Because it came straight after Prime Minister’s Questions, the entire government and opposition front benches were frozen in their seats as Evans described how the allegations had left him in a “land of limbo”, unable to “fulfil my duties in the chair”. The charges were “clearly the most painful thing I have endured in my life alongside the loss of my mother in 2009 and the loss of my brother earlier this year.”
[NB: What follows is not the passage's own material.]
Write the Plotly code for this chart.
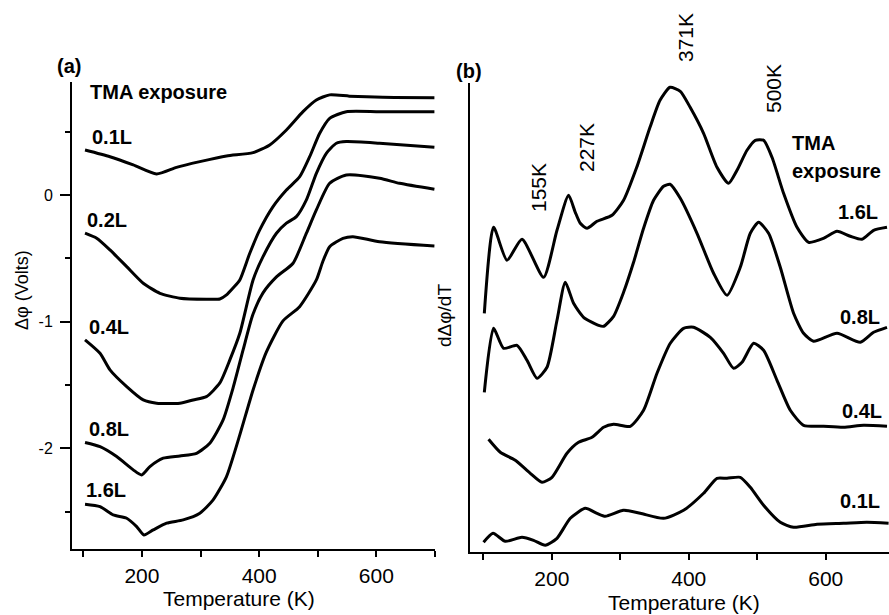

The Speaker, John Bercow, who granted Evans’ request to make the statement, said he was “warmly grateful” for the MP’s “exemplary” service as a deputy. But at times it seemed more like a farewell from someone retiring through ill health than from an MP about “to robustly defend my innocence and seek acquittal” in a criminal trial. Invoking Winston Churchill’s “sage advice” – “when you are going through hell, keep going” – he added: “I will see this through to the end, with the support of the people who mean so much to me.”

Verging on the mawkish, Evans described how it had been “one of the happiest days of my life” when he had been elected in 2010 as a deputy Speaker. When he told a fellow Deputy, Labour’s Dawn Primarolo, on Saturday that he was resigning “I even got a hug from her. Thank you Dawn.” In one toe-curling moment – and after thanking all others who had offered “hugs, prayers and good wishes” since his original arrest in May, “my family particularly, and my [constituency] association who have been marvellous” – he declared: “Even seasoned, crusty journalists have displayed a heart which I have never before witnessed.” Looking up at the press gallery, he added: “You know who you are.”

Evans is popular among his peers, and most no doubt fervently hope that he will clear his name. Nor does his statement remotely affect the outcome. Whether he enhanced his reputation for parliamentary judgement by making it is another matter.